El olvido que seremos: recensione del film

El olvido que seremos (traducibile con qualcosa come Saremo dimenticati, o Verremo dimenticati, ma uscito in Italia col titolo La nostra storia) è un film del 2020 diretto da Fernando Trueba e basato sull’omonimo romanzo di Héctor Abad Faciolince (tradotto in italiano come L’oblio che saremo). La storia è quella del padre dello scrittore, Héctor Abad Gómez (Javier Cámara), dottore, professore universitario e attivista politico a Medellín in anni in cui la Colombia era un paese pericoloso con organizzazioni paramilitari che spadroneggiavano ovunque senza che il governo avesse la forza o la volontà di porvi un freno.

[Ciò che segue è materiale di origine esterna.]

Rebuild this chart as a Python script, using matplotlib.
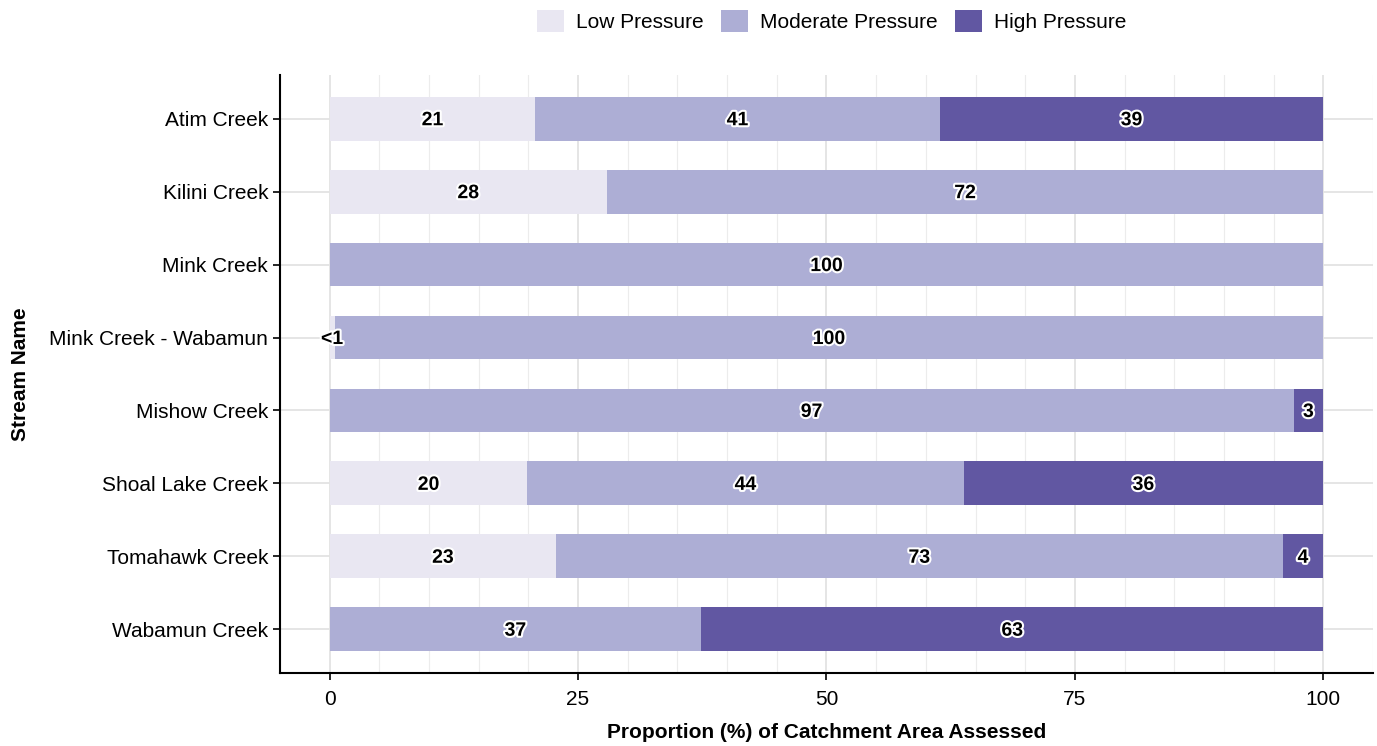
"""
Stacked horizontal bars: proportion of catchment area by pressure class.
"""

import matplotlib.pyplot as plt
import matplotlib.patheffects as pe
from matplotlib.patches import Patch
from matplotlib.ticker import MultipleLocator

plt.rcParams['font.family'] = ['Liberation Sans', 'DejaVu Sans']

# Data (percent of catchment area assessed)
streams = ["Atim Creek", "Kilini Creek", "Mink Creek", "Mink Creek - Wabamun",
           "Mishow Creek", "Shoal Lake Creek", "Tomahawk Creek", "Wabamun Creek"]
low = [20.7, 27.9, 0.0, 0.5, 0.0, 19.9, 22.8, 0.0]
moderate = [40.7, 72.1, 100.0, 99.5, 97.0, 43.9, 73.1, 37.4]
high = [38.6, 0.0, 0.0, 0.0, 3.0, 36.2, 4.1, 62.6]

classes = ["Low Pressure", "Moderate Pressure", "High Pressure"]
colors = ["#e9e7f2", "#adaed5", "#6157a2"]

fig = plt.figure(figsize=(13.77, 7.46), dpi=100)
ax = fig.add_axes([0.2033, 0.0979, 0.7938, 0.8016])

ypos = list(range(len(streams)))[::-1]  # Atim at the top
halo = [pe.withStroke(linewidth=3, foreground="white")]

left = [0.0] * len(streams)
for series, color in zip([low, moderate, high], colors):
    ax.barh(ypos, series, left=left, height=0.6, color=color, zorder=3)
    for y, l, v in zip(ypos, left, series):
        if v <= 0:
            continue
        txt = "<1" if v < 1 else f"{round(v):d}"
        ax.text(l + v / 2, y, txt, ha="center", va="center_baseline", fontsize=14,
                fontweight="bold", color="black", path_effects=halo, zorder=4)
    left = [a + b for a, b in zip(left, series)]

ax.set_xlim(-5, 105)
ax.set_ylim(-0.6, len(streams) - 0.4)
ax.set_yticks(ypos)
ax.set_yticklabels(streams, fontsize=15)
ax.set_xticks([0, 25, 50, 75, 100])
ax.xaxis.set_minor_locator(MultipleLocator(5))
ax.tick_params(axis="x", labelsize=15, length=5, width=1.2, which="major", pad=7)
ax.tick_params(axis="x", which="minor", length=0)
ax.tick_params(axis="y", length=5, width=1.2)

ax.grid(axis="x", which="major", color="#e3e3e3", linewidth=1.3, zorder=0)
ax.grid(axis="x", which="minor", color="#ececec", linewidth=0.8, zorder=0)
ax.grid(axis="y", which="major", color="#e3e3e3", linewidth=1.3, zorder=0)
ax.set_axisbelow(True)

for side in ["top", "right"]:
    ax.spines[side].set_visible(False)
for side in ["left", "bottom"]:
    ax.spines[side].set_linewidth(1.5)

ax.set_xlabel("Proportion (%) of Catchment Area Assessed", fontsize=15,
              fontweight="bold", labelpad=10)
ax.set_ylabel("Stream Name", fontsize=15, fontweight="bold", labelpad=14)

handles = [Patch(facecolor=c, edgecolor="none") for c in colors]
fig.legend(handles, classes, loc="center", bbox_to_anchor=(0.604, 0.972),
           ncol=3, frameon=False, fontsize=15, handlelength=1.3,
           handleheight=1.3, handletextpad=0.6, columnspacing=0.8)

fig.savefig("out.png", dpi=100)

La storia si centra soprattutto sul legame tra Héctor padre e Héctor figlio, quest’ultimo interpretato da Nicolás Reyes Cano nella parte ambientata nei primi anni Settanta e da Juan Pablo Urrego nelle parti che si svolgono negli anni Ottanta. Unico figlio maschio della famiglia, ma con ben cinque sorelle, si nota come il padre lo trattasse con un certo riguardo sin da quando era piccolo, e la cosa era ricambiata con lui che lo vedeva come un vero e proprio eroe. Di fatto, non credo che il film abbia la pretesa di mostrare Héctor Abad padre in maniera oggettiva, ma solo la sua figura vista dagli occhi del figlio. Eccolo quindi sempre sorridente, sempre capace di dire la cosa giusta al momento giusto, sempre al servizio degli altri.

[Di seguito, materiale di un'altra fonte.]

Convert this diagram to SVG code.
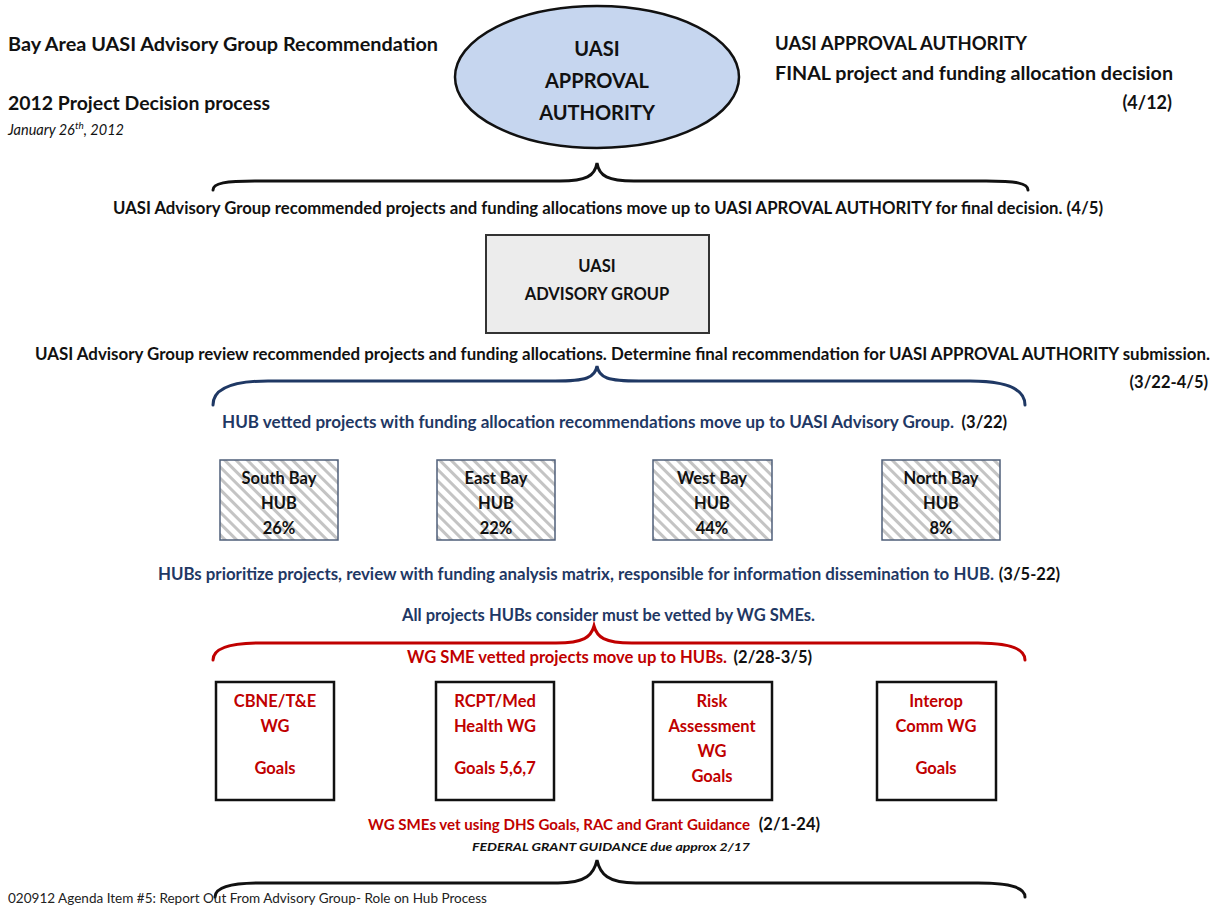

In più di due ore di film c’è tutto il tempo di assistere a numerose vicende familiari che si intrecciano inevitabilmente con quelle della Colombia e dei suoi enormi problemi prima sanitari e poi politici. Inutile stare qui ad elencare tutte le vicissitudini che il film ci propone. È sufficiente sottolineare come Fernando Trueba riesca con la sua sceneggiatura e la sua sapiente regia a farci innamorare di tutti i personaggi che vediamo sullo schermo, nonostante siano moltissimi (otto soltanto considerando Héctor, la moglie e i loro sei figli)!

Nonostante questo, alcune scelte non mi hanno convinto particolarmente, come quella della struttura temporale non lineare. Il film comincia a Torino nel 1983 quando a Héctor figlio arriva la notizia que il padre viene forzatamente mandato in pensione dall’Università, poi c’è un lungo flashback negli anni Settanta, e poi di nuovo brevemente a Torino prima di un ulteriore salto temporale verso il finale degli anni Ottanta. Perché? Non c’ho visto un reale motivo, di fatto l’episodio torinese potrebbe non esserci senza particolari conseguenze per il film.

Mi è piaciuto invece come sia evidente la struttura dei ricordi del piccolo Héctor che talvolta si soffermano su particolari a prima vista insignificanti, e in altre occasioni invece riescono a cogliere ben più di quanto gli adulti li ritengano capace al momento.

Ma è la storia vera e propria ad essere avvincente, con il personaggio di Javier Cámara (che ha vissuto qualche mese in Colombia per affinare l’accento del posto) che emerge come un gigante in un paese afflitto da mille problemi. Non era un estremista, ma era certamente capace di portare avanti le proprie idee e di trasmettere i suoi valori a familiari e a chiunque avesse la fortuna di averci a che fare.

Credo sia importante vedere El olvido que seremos e far sì che la memoria di una persona così positiva come Héctor Abad Gómez non vada perduta. Non ho letto il libro, ma suppongo che il film ne sia un adattamento fedele (forse troppo? Secondo me ci sono varie cose che si potevano tagliare facendo guadagnare qualcosa al ritmo del film). Vincitore del premio Goya come miglior film iberoamericano, non posso non consigliarne la visione. L’ho trovato imperfetto ma emozionante e con un Cámara immenso. Ciao!